Today I merged a PR to add the ability to run a Worker Pool for the Beam Go SDK. I’m writing this quite late, so it’s more of a sketch of a draft of documentation than real documentation. So this will be light on links and examples or diagrams for now.
It’s not something one always needs to use, but it adds flexibility to the SDK.
Apache Beam’s Portability framework as encoded by the Protocol Buffers has something called the ExternalWorkerPoolService.
Pre dominantly used to support “loopback mode” when executing pipelines, it’s a general approach to allow a Beam runner to spin up workers on demand.
But I think I’m getting ahead of myself.
When authoring any code, it’s very useful to be able to iterate on the program locally. The faster you can try things out, and find and eliminate bugs, the better the code will be, and the more fun the experience tends to be. The same is true for your data processing pipelines.
Local Execution with Loopback Mode Link to heading
Beam enables this by what it calls “loopback mode”. By setting your job’s
environment type to LOOPBACK
, the framework allows your job to be executed
locally. This lets you use the debugger, set breakpoints, and avoid most of the
networking and distributed bits that make things hard.
The Loopback environment type tells the framework to host an in process instance of the ExternaWorkerPoolService, and uses it’s network endpoint to replace the normal execution environment.
The Runner then connects to that address, and asks for it to “start” a worker, giving it all the usual Beam Portability information to it. That worker then goes on to get work and execute it.
You gain all the speed of avoiding additional layers like docker, at the cost of not being able to distribute the work. As a result, Loopback mode isn’t really the fastest way to execute all jobs. You’re limited to what your local machine can have in memory and process in parallel afterall.
External Worker Pool, as a Service Link to heading
But what if you didn’t want to run your workers on your machine? There’s no reason the ExternalWorkerPoolService has to be in the same process as the launching program.
The service can be hosted anywhere, as long as the runner can connect to it. The implementation just needs to produce a worker, that will connect to the provided Beam FnAPI endpoints, and execute the given pipeline. This includes the various artifacts and such to run it.
The feature I added, is to be able to spin up a stand alone use of the service and do exactly that. All built into the standard Beam Go SDK Container.
The root of it is that you can start the container with a --worker_pool
flag
and tunnel out port 50000 from the container. This makes the SDK container
boot loader program start the workerpool version of the service, instead of
starting as an SDK worker itself.
The trick in the implementation is that it starts a separate process when StartWorker is called, executing the bootloader itself when it does so.
That new bootloader process then performs the normal Beam Container Contract, where it connects to the provisioning service to get the different endpoints, gets the artifacts from from the artifact service, starts it’s own worker binary instance, which ultimately, connects back to the runner’s control service to get work.
OK, but what is it for? Link to heading
The best use is when a runner is unable to start up it’s own workers for a given SDK. This lets you preconfigure a side car service for the work that needs to expand out and do the work.

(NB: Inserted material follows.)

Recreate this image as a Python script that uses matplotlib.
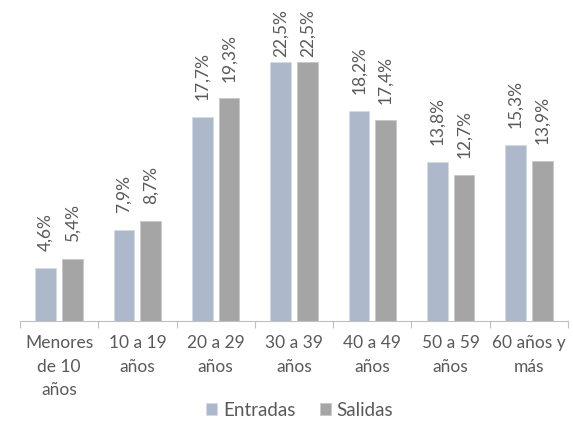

For example, this is needed when executing a pipeline on a runner on Kubernetes. You’d sometimes like to be able to bound the number of machines or pods that can serve as workers within your cluster. This lets you arrange a dedicated set of pods that can behave as workers for arbitrary pipelines.
The main downside is that it needs to be manually pre-configured. Sorry about that.
But with this as a building block, and a few more changes coming down the line we may be able to build something more self directing in the future.